Agora os mesmos versos, na recentíssima tradução de Frederico Lourenço:

Canta, ó deusa, a cólera de Aquiles, o Pelida
(mortífera!, que tantas dores trouxe aos Aqueus
e tantas almas valentes de heróis lançou no Hades,
ficando seus corpos como presa para cães e aves
de rapina, enquanto se cumpria a vontade de Zeus),
desde o momento em que primeiro se desentenderam
o Atrida, soberano dos homens, e o divino Aquiles.


Antes de mais, é curioso notar que a revolta contra as convenções, os hipérbatos e as figuras mais sutis e sofisticadas, em poesia, coincida, no tempo e no espaço, com o regime da ação direta, e o ódio às instâncias mediadoras, em política: o, digamos, 'imediatismo' poético contemporâneo nasceu de mãos dadas com os - sempre imediatistas e, pois, autoritários - movimentos de massa do começo dos novecentos. É o homem-massa, ou o homem vulgar - para usar expressões de Ortega y Gasset -, elevado a juiz do bom e a arauto do belo. Brutti tempi.
Pois bem: a tradução de Lourenço, numa palavra, não tem sal; o tradutor busca essencialmente verter o sentido do texto grego, e, por meio de uma distribuição mais ou menos regular das tônicas em cada linha -- mais algumas homofonias aqui e acolá --, imprimir uma aura de poesia à sua tradução em prosa. A Ilíada é solene -- é o que de mais solene já se escreveu; de modo que uma tradução, mesmo literal, fica 'poética', fica 'bonitinha'.

Mas para apreciar como convém a tradução de Nunes, é preciso de uma certa bagagem, o que a afasta um pouco do leitor 'comum': CANta-me a CÓlera -- ó DEUsa -- fuNESta de aQUIles PeLIda: trata-se de um hexâmetro clássico em português, sem tirar nem pôr. O leitor acredite: isso é uma proeza, e não é pequena.

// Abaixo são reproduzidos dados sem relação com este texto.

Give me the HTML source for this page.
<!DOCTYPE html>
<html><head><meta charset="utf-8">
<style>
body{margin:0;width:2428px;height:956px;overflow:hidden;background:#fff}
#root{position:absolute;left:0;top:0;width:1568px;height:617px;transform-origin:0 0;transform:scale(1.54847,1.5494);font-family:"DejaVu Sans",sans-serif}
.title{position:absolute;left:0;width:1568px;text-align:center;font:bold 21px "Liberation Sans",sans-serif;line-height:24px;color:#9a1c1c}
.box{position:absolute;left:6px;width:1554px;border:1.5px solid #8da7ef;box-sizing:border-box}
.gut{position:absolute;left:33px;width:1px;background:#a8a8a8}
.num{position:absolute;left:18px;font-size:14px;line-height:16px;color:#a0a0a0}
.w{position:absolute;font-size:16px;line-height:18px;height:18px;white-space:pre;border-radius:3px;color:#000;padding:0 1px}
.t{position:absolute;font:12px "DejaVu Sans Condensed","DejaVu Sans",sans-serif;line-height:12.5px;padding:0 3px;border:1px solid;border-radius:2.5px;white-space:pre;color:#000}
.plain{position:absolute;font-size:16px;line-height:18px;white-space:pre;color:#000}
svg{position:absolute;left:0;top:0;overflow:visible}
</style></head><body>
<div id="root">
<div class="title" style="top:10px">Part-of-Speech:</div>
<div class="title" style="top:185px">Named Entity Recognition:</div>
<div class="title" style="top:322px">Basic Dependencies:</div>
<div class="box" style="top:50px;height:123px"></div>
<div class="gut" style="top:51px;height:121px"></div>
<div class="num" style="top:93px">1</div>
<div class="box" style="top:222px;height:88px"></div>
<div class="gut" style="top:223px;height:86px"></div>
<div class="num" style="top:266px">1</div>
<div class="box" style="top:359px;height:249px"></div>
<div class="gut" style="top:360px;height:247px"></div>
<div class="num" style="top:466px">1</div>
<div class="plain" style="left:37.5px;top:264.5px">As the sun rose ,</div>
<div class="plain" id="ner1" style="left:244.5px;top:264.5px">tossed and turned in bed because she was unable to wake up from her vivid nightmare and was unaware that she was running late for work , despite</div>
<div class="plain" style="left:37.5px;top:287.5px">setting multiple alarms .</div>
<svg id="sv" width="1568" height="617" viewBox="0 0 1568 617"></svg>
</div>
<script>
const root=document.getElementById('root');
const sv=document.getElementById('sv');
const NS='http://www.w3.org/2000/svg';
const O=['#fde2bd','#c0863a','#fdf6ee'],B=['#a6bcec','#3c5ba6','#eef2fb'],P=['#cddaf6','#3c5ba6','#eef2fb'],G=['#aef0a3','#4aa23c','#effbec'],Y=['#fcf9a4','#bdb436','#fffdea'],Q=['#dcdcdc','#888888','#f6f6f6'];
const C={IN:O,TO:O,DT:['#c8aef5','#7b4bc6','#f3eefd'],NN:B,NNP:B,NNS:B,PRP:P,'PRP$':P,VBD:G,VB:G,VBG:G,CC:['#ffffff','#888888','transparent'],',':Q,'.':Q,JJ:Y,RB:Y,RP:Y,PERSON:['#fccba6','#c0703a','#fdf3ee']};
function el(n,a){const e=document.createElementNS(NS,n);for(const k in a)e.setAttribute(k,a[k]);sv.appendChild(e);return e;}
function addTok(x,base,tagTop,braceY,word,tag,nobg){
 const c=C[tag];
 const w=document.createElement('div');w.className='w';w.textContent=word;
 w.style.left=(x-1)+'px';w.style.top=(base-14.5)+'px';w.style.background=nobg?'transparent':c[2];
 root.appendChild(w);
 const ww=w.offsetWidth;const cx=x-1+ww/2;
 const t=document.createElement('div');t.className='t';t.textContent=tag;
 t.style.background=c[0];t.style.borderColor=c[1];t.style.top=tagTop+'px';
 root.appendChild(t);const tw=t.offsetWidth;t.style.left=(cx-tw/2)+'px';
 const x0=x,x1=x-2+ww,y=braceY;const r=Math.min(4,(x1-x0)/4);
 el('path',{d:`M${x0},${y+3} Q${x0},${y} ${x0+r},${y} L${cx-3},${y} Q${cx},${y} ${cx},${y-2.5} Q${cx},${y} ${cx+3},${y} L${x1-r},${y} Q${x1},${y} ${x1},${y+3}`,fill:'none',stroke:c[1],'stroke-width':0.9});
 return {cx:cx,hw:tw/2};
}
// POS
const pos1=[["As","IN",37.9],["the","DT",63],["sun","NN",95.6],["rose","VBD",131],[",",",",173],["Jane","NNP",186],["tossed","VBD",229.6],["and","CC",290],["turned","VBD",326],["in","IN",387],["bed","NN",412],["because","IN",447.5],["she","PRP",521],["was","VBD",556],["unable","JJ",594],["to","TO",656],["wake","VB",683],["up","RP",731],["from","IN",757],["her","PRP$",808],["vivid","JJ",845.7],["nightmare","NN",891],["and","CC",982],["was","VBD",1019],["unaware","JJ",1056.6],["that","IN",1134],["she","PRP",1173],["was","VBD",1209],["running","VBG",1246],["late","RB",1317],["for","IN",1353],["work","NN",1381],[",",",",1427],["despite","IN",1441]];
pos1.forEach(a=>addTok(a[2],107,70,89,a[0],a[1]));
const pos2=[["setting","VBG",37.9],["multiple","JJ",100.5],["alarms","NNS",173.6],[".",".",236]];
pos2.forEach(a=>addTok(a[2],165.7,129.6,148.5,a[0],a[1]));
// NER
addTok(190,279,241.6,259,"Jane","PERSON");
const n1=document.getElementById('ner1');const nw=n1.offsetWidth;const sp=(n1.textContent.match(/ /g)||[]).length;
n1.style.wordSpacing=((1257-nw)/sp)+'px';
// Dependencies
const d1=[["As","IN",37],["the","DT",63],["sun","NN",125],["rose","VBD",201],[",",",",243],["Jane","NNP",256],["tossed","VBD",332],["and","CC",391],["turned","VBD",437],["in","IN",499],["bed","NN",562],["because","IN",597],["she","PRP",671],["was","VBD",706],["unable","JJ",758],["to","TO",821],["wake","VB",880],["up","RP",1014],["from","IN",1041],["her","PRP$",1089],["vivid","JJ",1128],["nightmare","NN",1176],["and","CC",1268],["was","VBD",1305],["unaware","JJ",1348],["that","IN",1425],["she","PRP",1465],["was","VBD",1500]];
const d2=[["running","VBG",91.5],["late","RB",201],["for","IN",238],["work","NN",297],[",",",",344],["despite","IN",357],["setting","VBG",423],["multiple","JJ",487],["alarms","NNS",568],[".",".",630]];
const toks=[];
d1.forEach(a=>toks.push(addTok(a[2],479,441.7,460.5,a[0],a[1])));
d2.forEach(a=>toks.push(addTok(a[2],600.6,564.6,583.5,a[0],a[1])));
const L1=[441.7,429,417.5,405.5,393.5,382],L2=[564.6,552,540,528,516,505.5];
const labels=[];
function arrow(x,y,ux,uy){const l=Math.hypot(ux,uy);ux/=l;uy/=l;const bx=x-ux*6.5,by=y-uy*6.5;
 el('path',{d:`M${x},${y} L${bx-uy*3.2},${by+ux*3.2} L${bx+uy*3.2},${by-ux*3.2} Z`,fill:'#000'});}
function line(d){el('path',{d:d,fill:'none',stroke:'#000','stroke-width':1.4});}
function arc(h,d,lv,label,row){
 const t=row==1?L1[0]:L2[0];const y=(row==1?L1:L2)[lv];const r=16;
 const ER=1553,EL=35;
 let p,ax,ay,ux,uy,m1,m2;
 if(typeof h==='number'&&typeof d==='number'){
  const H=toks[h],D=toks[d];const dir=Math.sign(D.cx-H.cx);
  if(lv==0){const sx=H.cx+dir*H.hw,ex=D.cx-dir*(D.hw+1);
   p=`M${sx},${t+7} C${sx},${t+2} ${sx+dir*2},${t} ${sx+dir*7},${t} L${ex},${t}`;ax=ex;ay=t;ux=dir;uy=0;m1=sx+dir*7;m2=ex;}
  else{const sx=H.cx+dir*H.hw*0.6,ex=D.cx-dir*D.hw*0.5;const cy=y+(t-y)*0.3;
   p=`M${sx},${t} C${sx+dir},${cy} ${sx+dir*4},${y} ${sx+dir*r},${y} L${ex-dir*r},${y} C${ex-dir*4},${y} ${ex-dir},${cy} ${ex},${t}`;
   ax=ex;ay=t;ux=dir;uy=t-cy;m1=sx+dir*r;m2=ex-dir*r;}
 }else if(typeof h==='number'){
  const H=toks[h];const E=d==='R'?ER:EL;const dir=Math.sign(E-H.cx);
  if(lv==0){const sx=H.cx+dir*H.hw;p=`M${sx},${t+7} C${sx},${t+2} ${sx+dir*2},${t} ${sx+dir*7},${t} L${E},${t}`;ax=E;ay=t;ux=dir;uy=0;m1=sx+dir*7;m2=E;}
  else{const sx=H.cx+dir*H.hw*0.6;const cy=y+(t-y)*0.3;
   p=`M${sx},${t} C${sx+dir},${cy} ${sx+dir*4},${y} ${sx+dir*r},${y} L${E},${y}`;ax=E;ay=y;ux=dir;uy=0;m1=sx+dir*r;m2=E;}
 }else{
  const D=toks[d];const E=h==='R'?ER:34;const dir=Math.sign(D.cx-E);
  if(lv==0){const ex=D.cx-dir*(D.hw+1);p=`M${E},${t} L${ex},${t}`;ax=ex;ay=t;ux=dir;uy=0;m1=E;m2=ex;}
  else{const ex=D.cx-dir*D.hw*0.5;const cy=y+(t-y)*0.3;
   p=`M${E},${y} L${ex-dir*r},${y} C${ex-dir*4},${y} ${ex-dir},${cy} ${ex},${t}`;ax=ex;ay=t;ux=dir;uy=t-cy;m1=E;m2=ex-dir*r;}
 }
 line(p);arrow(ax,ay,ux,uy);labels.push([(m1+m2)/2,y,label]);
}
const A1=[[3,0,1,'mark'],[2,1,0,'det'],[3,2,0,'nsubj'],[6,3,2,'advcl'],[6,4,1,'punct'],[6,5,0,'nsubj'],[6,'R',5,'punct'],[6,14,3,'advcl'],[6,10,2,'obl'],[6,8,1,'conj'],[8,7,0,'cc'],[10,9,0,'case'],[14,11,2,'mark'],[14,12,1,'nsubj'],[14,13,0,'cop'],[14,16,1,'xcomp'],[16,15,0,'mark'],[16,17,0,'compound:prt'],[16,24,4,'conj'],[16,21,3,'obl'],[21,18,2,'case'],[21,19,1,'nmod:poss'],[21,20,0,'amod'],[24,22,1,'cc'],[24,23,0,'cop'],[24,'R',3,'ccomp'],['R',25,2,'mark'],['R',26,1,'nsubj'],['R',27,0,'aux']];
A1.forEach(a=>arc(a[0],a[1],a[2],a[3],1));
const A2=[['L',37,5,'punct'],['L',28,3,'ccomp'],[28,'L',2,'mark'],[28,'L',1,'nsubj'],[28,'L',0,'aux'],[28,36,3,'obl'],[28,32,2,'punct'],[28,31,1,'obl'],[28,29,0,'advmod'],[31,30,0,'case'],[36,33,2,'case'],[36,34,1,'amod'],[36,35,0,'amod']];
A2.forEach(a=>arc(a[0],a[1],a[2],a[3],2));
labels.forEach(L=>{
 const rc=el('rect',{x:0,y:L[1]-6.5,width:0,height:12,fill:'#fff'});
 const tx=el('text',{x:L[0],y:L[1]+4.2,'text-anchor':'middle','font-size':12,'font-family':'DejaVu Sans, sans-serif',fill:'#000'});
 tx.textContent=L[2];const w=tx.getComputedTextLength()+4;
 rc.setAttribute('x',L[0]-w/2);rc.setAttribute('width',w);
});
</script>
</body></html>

Enfim: há um grande e mais ou menos recíproco desprezo, no que respeita à tradução dos clássicos - antigos e modernos -, entre Portugal e o Brasil. Portugal, às vezes com razão, recusando o coloquialismo e o excessivamente informal das traduções brasileiras; o Brasil, corretamente, vez por outra, fugindo do convencional e do muito engessado das portuguesas. São dois caipiras teimosos, dois inveterados provincianos.

Mudando de assunto, e à guisa de conclusão: um grande desafio seria reinventar o hexâmetro na própria poesia de língua portuguesa. Alguém se candidata?

Retirado de Ars Poetica.

Um comentário:

Anônimo disse...

Muito legal o texto sobre hexâmetro, e uma boa iniciativa também. Para mim, só uma coisa o autor pisou na bola: não seria óbvio o motivo de não utilizarmos atualmente esse metro?